Sustainability and certification
Designed to meet BREEAM Excellent standards, the façade contributes significantly to the project’s sustainability targets. High daylight penetration reduces energy demand, while smart façade systems optimise artificial lighting and HVAC use. The employment of local materials, combined with high-performance glazing, reflects a commitment to life-cycle sustainability, a principle emphasised in Watts’s Modern Construction Case Studies (Watts, 2016; Nordic Office of Architecture, 2017).
Conclusion
The glazed façade of Bergen Airport Terminal 3 exemplifies a contemporary interpretation of High Modernist principles: it is transparent yet thermally efficient, modular yet expressive, and deeply rooted in its Nordic context. Drawing on the legacy of architects such as Saarinen, Foster and Aalto, the façade demonstrates how considered envelope design can influence both environmental performance and the emotional resonance of public architecture. Through its clear detailing, structural honesty and sensitivity to Nordic light and landscape, the façade elevates a transport hub into a meaningful spatial and environmental experience, marking a fitting evolution of modernism for the twenty-first century.
References
BREEAM Norway (2018) Assessment report for Bergen Lufthavn terminal. BREEAM-NOR.

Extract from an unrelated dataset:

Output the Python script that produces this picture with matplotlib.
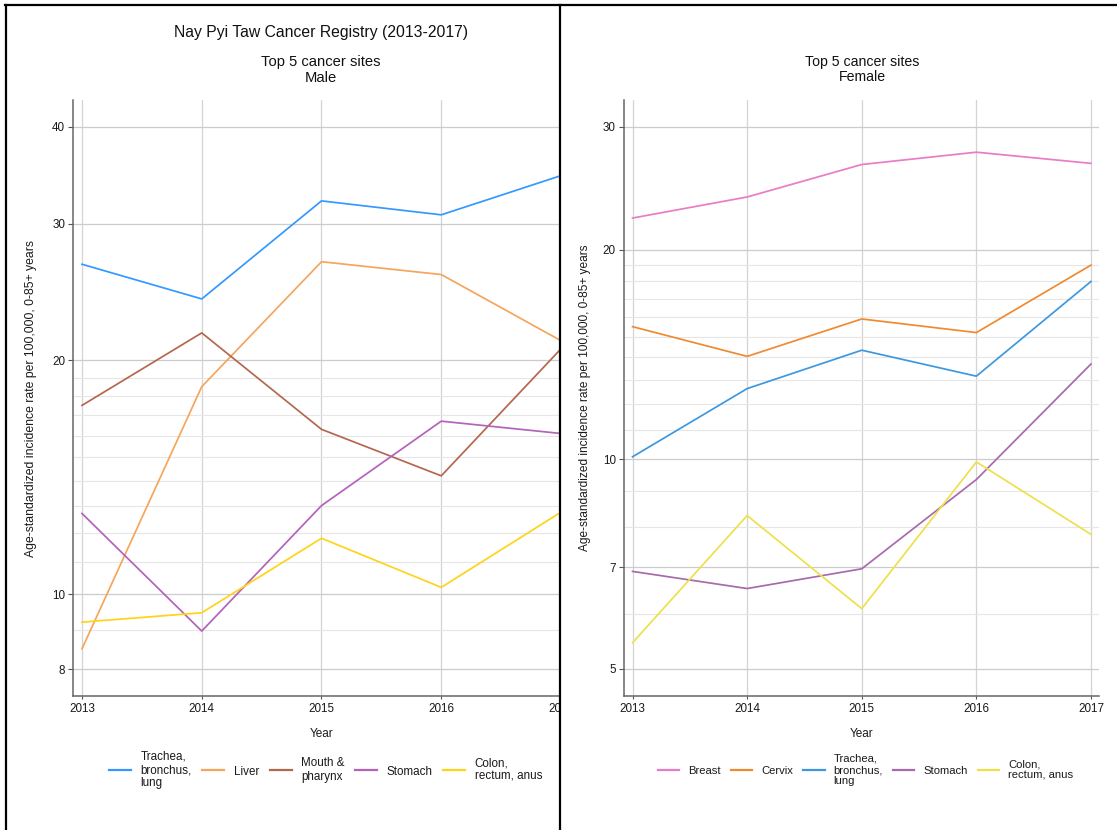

Gausa, M. (2003) New Scandinavian architecture. Barcelona: Gustavo Gili.
Nordic Office of Architecture (2017) Bergen Airport expansion project overview. Oslo: NOA Publications.
Watts, A. (2016). Modern Construction Case Studies. 1st ed. Basel: Birkhäuser.
Watts, A. (2019). Modern Construction Envelopes. 3rd ed. Basel: Birkhäuser.
Watts, A. (2023). Modern Construction Handbook. 6th ed. Basel: Birkhäuser.